#### Exercise instructions:
Output every line exactly as written. Leave out pictures.

#### Dataset extract:
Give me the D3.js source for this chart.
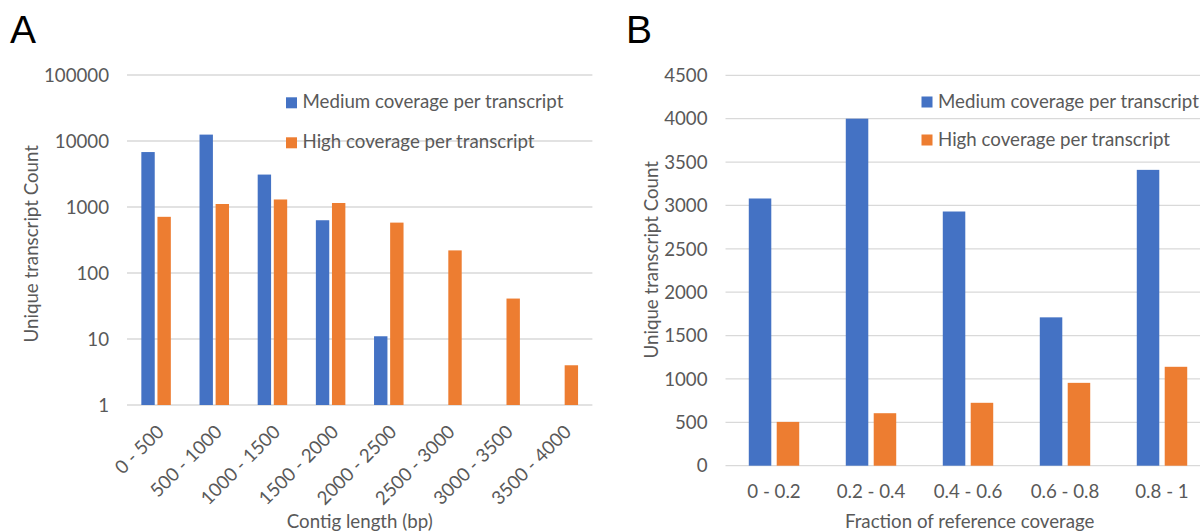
<!DOCTYPE html>
<html>
<head>
<meta charset="utf-8">
<script src="https://cdn.jsdelivr.net/npm/d3@7"></script>
<style>
  html, body { margin: 0; padding: 0; background: #fff; }
  svg { display: block; }
  text { font-family: Lato, "Open Sans", sans-serif; fill: #595959; }
</style>
</head>
<body>
<svg id="chart" width="1200" height="531"></svg>
<script>
// Panel A: transcripts by contig length (log scale)
const lengthBins = ["0 - 500", "500 - 1000", "1000 - 1500", "1500 - 2000",
                    "2000 - 2500", "2500 - 3000", "3000 - 3500", "3500 - 4000"];
const mediumByLength = [6800, 12500, 3100, 630, 11, 0, 0, 0];
const highByLength   = [710, 1110, 1300, 1150, 580, 220, 41, 4];
const logTicks = [1, 10, 100, 1000, 10000, 100000];

// Panel B: transcripts by fraction of reference coverage
const coverageBins = ["0 - 0.2", "0.2 - 0.4", "0.4 - 0.6", "0.6 - 0.8", "0.8 - 1"];
const mediumByCoverage = [3080, 4000, 2930, 1710, 3410];
const highByCoverage   = [505, 605, 725, 955, 1140];
const linearTicks = [0, 500, 1000, 1500, 2000, 2500, 3000, 3500, 4000, 4500];

const seriesNames = ["Medium coverage per transcript", "High coverage per transcript"];
const seriesColors = ["#4472C4", "#ED7D31"];

const svg = d3.select("#chart");
const gridColor = "#D9D9D9";
const fs = "18.7px";

function drawPanel(cfg) {
  const g = svg.append("g");
  const x = d3.scaleBand().domain(cfg.categories).range([cfg.left, cfg.right]).padding(0);
  const y = cfg.y;

  // horizontal gridlines
  g.selectAll("line.grid").data(cfg.ticks).join("line")
    .attr("x1", cfg.left).attr("x2", cfg.gridRight)
    .attr("y1", d => y(d)).attr("y2", d => y(d))
    .attr("stroke", gridColor).attr("stroke-width", 1.3);

  // y tick labels
  g.selectAll("text.ytick").data(cfg.ticks).join("text")
    .attr("x", cfg.left - 18).attr("y", d => y(d)).attr("dy", "0.36em")
    .attr("text-anchor", "end").style("font-size", fs)
    .text(d => d3.format("d")(d));

  // grouped bars
  const groupW = x.bandwidth() * cfg.groupRatio;
  const rows = cfg.categories.map((c, i) => ({ cat: c, values: [cfg.series[0][i], cfg.series[1][i]] }));
  const grp = g.selectAll("g.cat").data(rows).join("g")
    .attr("transform", d => `translate(${x(d.cat) + x.bandwidth() / 2 - groupW / 2},0)`);
  const x1 = d3.scaleBand().domain([0, 1]).range([0, groupW]).paddingInner(cfg.innerPad).paddingOuter(0);
  grp.selectAll("rect").data(d => d.values.map((v, k) => ({ v, k })).filter(e => cfg.valid(e.v))).join("rect")
    .attr("x", e => x1(e.k)).attr("width", x1.bandwidth())
    .attr("y", e => y(e.v)).attr("height", e => y(cfg.base) - y(e.v))
    .attr("fill", e => seriesColors[e.k]);

  // category labels
  const lab = g.selectAll("text.xtick").data(cfg.categories).join("text")
    .style("font-size", fs);
  if (cfg.rotate) {
    lab.attr("text-anchor", "end")
      .attr("transform", d => `translate(${x(d) + x.bandwidth() / 2 + 9},${y(cfg.base) + 28}) rotate(-45)`)
      .text(d => d);
  } else {
    lab.attr("text-anchor", "middle")
      .attr("x", d => x(d) + x.bandwidth() / 2).attr("y", y(cfg.base) + 26).attr("dy", "0.36em")
      .text(d => d);
  }

  // axis titles
  g.append("text").attr("text-anchor", "middle")
    .attr("x", cfg.xTitlePos[0]).attr("y", cfg.xTitlePos[1]).attr("dy", "0.36em")
    .style("font-size", fs).text(cfg.xTitle);
  g.append("text").attr("text-anchor", "middle")
    .attr("transform", `translate(${cfg.yTitlePos[0]},${cfg.yTitlePos[1]}) rotate(-90)`)
    .attr("dy", "0.36em").style("font-size", fs).text("Unique transcript Count");

  // legend
  const leg = g.selectAll("g.leg").data(seriesNames).join("g")
    .attr("transform", (d, i) => `translate(${cfg.legendPos[0]},${cfg.legendPos[1] + i * cfg.legendStep})`);
  leg.append("rect").attr("x", 0).attr("y", -11).attr("width", 11).attr("height", 11)
    .attr("fill", (d, i) => seriesColors[i]);
  leg.append("text").attr("x", 16.5).attr("y", 0).style("font-size", fs).text(d => d);

  // panel letter
  svg.append("text").attr("x", cfg.letterPos[0]).attr("y", cfg.letterPos[1])
    .style("font-family", "'Liberation Sans', Arial, sans-serif").style("font-size", "39px")
    .style("fill", "#000").text(cfg.letter);
}

drawPanel({
  letter: "A", letterPos: [10, 43],
  categories: lengthBins, series: [mediumByLength, highByLength],
  left: 127, right: 592.4, gridRight: 592.4,
  y: d3.scaleLog().domain([1, 100000]).range([405, 75]),
  ticks: logTicks, base: 1, valid: v => v > 0,
  groupRatio: 0.507, innerPad: 0.168, rotate: true,
  xTitle: "Contig length (bp)", xTitlePos: [359.7, 521.7],
  yTitlePos: [31, 243.7],
  legendPos: [286, 108.3], legendStep: 40
});

drawPanel({
  letter: "B", letterPos: [626, 43],
  categories: coverageBins, series: [mediumByCoverage, highByCoverage],
  left: 725.5, right: 1210.5, gridRight: 1210.5,
  y: d3.scaleLinear().domain([0, 4500]).range([465.7, 75.3]),
  ticks: linearTicks, base: 0, valid: v => v != null,
  groupRatio: 0.52, innerPad: 0.194, rotate: false,
  xTitle: "Fraction of reference coverage", xTitlePos: [969.7, 521],
  yTitlePos: [651, 259.7],
  legendPos: [921.5, 107.5], legendStep: 38
});
</script>
</body>
</html>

#### Written response:
Give me the D3.js source for this chart.
<!DOCTYPE html>
<html>
<head>
<meta charset="utf-8">
<script src="https://cdn.jsdelivr.net/npm/d3@7"></script>
<style>
  html, body { margin: 0; padding: 0; background: #fff; }
  svg { display: block; }
  text { font-family: Lato, "Open Sans", sans-serif; fill: #595959; }
</style>
</head>
<body>
<svg id="chart" width="1200" height="531"></svg>
<script>
// Panel A: transcripts by contig length (log scale)
const lengthBins = ["0 - 500", "500 - 1000", "1000 - 1500", "1500 - 2000",
                    "2000 - 2500", "2500 - 3000", "3000 - 3500", "3500 - 4000"];
const mediumByLength = [6800, 12500, 3100, 630, 11, 0, 0, 0];
const highByLength   = [710, 1110, 1300, 1150, 580, 220, 41, 4];
const logTicks = [1, 10, 100, 1000, 10000, 100000];

// Panel B: transcripts by fraction of reference coverage
const coverageBins = ["0 - 0.2", "0.2 - 0.4", "0.4 - 0.6", "0.6 - 0.8", "0.8 - 1"];
const mediumByCoverage = [3080, 4000, 2930, 1710, 3410];
const highByCoverage   = [505, 605, 725, 955, 1140];
const linearTicks = [0, 500, 1000, 1500, 2000, 2500, 3000, 3500, 4000, 4500];

const seriesNames = ["Medium coverage per transcript", "High coverage per transcript"];
const seriesColors = ["#4472C4", "#ED7D31"];

const svg = d3.select("#chart");
const gridColor = "#D9D9D9";
const fs = "18.7px";

function drawPanel(cfg) {
  const g = svg.append("g");
  const x = d3.scaleBand().domain(cfg.categories).range([cfg.left, cfg.right]).padding(0);
  const y = cfg.y;

  // horizontal gridlines
  g.selectAll("line.grid").data(cfg.ticks).join("line")
    .attr("x1", cfg.left).attr("x2", cfg.gridRight)
    .attr("y1", d => y(d)).attr("y2", d => y(d))
    .attr("stroke", gridColor).attr("stroke-width", 1.3);

  // y tick labels
  g.selectAll("text.ytick").data(cfg.ticks).join("text")
    .attr("x", cfg.left - 18).attr("y", d => y(d)).attr("dy", "0.36em")
    .attr("text-anchor", "end").style("font-size", fs)
    .text(d => d3.format("d")(d));

  // grouped bars
  const groupW = x.bandwidth() * cfg.groupRatio;
  const rows = cfg.categories.map((c, i) => ({ cat: c, values: [cfg.series[0][i], cfg.series[1][i]] }));
  const grp = g.selectAll("g.cat").data(rows).join("g")
    .attr("transform", d => `translate(${x(d.cat) + x.bandwidth() / 2 - groupW / 2},0)`);
  const x1 = d3.scaleBand().domain([0, 1]).range([0, groupW]).paddingInner(cfg.innerPad).paddingOuter(0);
  grp.selectAll("rect").data(d => d.values.map((v, k) => ({ v, k })).filter(e => cfg.valid(e.v))).join("rect")
    .attr("x", e => x1(e.k)).attr("width", x1.bandwidth())
    .attr("y", e => y(e.v)).attr("height", e => y(cfg.base) - y(e.v))
    .attr("fill", e => seriesColors[e.k]);

  // category labels
  const lab = g.selectAll("text.xtick").data(cfg.categories).join("text")
    .style("font-size", fs);
  if (cfg.rotate) {
    lab.attr("text-anchor", "end")
      .attr("transform", d => `translate(${x(d) + x.bandwidth() / 2 + 9},${y(cfg.base) + 28}) rotate(-45)`)
      .text(d => d);
  } else {
    lab.attr("text-anchor", "middle")
      .attr("x", d => x(d) + x.bandwidth() / 2).attr("y", y(cfg.base) + 26).attr("dy", "0.36em")
      .text(d => d);
  }

  // axis titles
  g.append("text").attr("text-anchor", "middle")
    .attr("x", cfg.xTitlePos[0]).attr("y", cfg.xTitlePos[1]).attr("dy", "0.36em")
    .style("font-size", fs).text(cfg.xTitle);
  g.append("text").attr("text-anchor", "middle")
    .attr("transform", `translate(${cfg.yTitlePos[0]},${cfg.yTitlePos[1]}) rotate(-90)`)
    .attr("dy", "0.36em").style("font-size", fs).text("Unique transcript Count");

  // legend
  const leg = g.selectAll("g.leg").data(seriesNames).join("g")
    .attr("transform", (d, i) => `translate(${cfg.legendPos[0]},${cfg.legendPos[1] + i * cfg.legendStep})`);
  leg.append("rect").attr("x", 0).attr("y", -11).attr("width", 11).attr("height", 11)
    .attr("fill", (d, i) => seriesColors[i]);
  leg.append("text").attr("x", 16.5).attr("y", 0).style("font-size", fs).text(d => d);

  // panel letter
  svg.append("text").attr("x", cfg.letterPos[0]).attr("y", cfg.letterPos[1])
    .style("font-family", "'Liberation Sans', Arial, sans-serif").style("font-size", "39px")
    .style("fill", "#000").text(cfg.letter);
}

drawPanel({
  letter: "A", letterPos: [10, 43],
  categories: lengthBins, series: [mediumByLength, highByLength],
  left: 127, right: 592.4, gridRight: 592.4,
  y: d3.scaleLog().domain([1, 100000]).range([405, 75]),
  ticks: logTicks, base: 1, valid: v => v > 0,
  groupRatio: 0.507, innerPad: 0.168, rotate: true,
  xTitle: "Contig length (bp)", xTitlePos: [359.7, 521.7],
  yTitlePos: [31, 243.7],
  legendPos: [286, 108.3], legendStep: 40
});

drawPanel({
  letter: "B", letterPos: [626, 43],
  categories: coverageBins, series: [mediumByCoverage, highByCoverage],
  left: 725.5, right: 1210.5, gridRight: 1210.5,
  y: d3.scaleLinear().domain([0, 4500]).range([465.7, 75.3]),
  ticks: linearTicks, base: 0, valid: v => v != null,
  groupRatio: 0.52, innerPad: 0.194, rotate: false,
  xTitle: "Fraction of reference coverage", xTitlePos: [969.7, 521],
  yTitlePos: [651, 259.7],
  legendPos: [921.5, 107.5], legendStep: 38
});
</script>
</body>
</html>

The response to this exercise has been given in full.